* MATERIAL FOR THE TASK *
-----

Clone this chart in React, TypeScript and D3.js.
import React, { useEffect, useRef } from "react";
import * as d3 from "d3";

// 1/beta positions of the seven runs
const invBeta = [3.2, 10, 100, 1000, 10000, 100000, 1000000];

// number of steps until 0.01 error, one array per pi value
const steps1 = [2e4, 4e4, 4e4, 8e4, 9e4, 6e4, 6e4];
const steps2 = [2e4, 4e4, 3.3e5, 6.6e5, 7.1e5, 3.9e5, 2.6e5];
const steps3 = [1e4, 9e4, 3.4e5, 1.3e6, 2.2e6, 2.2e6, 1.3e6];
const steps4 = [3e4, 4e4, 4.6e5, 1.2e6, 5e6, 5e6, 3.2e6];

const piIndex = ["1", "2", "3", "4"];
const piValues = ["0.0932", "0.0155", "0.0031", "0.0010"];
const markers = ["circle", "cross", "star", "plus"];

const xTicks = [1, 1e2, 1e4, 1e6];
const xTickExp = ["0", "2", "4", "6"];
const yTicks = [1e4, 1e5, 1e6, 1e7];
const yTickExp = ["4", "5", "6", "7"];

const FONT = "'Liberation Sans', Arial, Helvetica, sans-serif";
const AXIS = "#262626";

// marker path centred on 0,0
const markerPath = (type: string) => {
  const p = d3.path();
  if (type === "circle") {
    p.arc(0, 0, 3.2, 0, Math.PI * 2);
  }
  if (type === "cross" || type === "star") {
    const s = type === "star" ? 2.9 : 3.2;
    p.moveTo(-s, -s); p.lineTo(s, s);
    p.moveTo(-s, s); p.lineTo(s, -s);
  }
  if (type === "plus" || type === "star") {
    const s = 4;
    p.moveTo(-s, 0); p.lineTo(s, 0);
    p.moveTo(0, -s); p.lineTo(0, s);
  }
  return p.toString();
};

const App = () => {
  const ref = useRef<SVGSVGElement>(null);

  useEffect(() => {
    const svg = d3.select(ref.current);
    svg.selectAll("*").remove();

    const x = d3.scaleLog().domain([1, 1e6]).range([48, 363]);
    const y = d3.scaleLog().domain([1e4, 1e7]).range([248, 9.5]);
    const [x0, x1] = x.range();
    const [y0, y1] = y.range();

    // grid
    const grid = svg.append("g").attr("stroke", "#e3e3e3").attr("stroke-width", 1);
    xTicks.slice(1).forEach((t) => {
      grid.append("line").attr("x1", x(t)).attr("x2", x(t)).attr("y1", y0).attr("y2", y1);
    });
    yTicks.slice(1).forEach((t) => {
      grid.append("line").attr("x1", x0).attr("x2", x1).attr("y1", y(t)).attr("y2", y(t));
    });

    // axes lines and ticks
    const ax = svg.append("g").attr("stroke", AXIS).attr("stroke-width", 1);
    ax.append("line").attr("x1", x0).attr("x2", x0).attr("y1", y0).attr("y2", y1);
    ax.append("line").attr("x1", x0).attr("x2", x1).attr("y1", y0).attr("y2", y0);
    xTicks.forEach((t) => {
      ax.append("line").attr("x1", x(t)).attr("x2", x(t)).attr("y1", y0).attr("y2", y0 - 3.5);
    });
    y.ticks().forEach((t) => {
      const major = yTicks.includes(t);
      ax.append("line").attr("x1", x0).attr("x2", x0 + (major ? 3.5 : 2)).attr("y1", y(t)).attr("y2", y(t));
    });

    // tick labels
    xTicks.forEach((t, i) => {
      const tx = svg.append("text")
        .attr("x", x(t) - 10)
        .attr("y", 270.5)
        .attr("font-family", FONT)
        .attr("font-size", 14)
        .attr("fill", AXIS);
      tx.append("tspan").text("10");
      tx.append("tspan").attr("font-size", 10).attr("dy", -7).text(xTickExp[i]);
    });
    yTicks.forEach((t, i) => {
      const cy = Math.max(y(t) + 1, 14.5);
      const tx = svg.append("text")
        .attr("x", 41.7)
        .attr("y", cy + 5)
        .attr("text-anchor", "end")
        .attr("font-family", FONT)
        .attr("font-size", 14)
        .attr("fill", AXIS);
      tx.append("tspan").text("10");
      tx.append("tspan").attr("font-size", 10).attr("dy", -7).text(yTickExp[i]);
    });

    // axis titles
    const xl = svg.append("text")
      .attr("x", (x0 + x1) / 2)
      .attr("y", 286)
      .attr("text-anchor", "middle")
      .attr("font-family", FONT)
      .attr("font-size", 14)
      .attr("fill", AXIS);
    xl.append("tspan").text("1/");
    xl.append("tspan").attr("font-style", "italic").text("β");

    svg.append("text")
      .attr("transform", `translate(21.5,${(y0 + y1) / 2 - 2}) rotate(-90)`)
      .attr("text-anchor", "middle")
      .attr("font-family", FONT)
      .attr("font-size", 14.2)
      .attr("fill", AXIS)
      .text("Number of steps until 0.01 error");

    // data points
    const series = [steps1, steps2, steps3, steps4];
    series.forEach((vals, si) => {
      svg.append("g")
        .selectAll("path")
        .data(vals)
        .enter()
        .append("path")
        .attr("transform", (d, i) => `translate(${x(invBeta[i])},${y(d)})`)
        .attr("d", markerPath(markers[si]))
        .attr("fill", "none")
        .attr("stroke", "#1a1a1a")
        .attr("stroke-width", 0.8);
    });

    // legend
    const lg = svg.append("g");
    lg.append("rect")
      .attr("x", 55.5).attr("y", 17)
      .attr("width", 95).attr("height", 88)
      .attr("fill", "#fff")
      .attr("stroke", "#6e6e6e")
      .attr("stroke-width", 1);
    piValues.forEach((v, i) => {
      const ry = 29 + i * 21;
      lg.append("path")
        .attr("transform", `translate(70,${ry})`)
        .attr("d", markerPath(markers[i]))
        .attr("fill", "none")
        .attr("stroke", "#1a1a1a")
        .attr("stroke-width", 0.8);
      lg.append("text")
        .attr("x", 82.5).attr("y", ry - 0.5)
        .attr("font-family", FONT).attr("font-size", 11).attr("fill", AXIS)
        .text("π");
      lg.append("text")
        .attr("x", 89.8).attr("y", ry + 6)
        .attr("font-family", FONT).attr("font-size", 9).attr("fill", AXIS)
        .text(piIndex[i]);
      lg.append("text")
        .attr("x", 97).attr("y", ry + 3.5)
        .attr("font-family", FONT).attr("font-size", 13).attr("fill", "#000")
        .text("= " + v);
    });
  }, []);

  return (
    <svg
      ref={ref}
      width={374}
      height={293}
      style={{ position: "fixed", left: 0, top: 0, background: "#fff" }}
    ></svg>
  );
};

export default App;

-----

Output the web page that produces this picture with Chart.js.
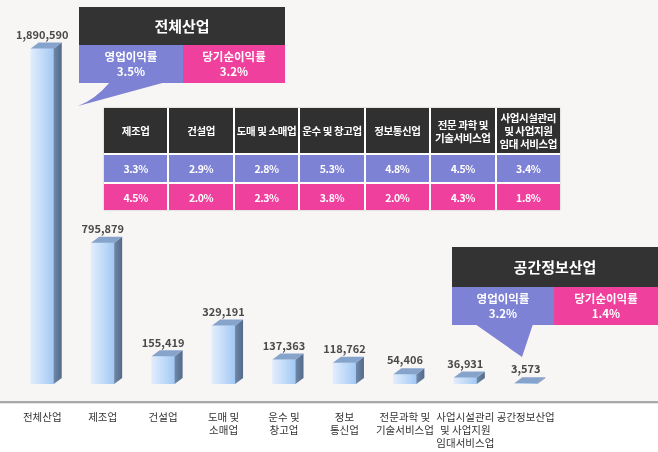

-----

* PROBLEM TO WORK ON *
Report how many lines of the data contain the word "this", using the number alone.

* ANSWER TO THE TASK *
2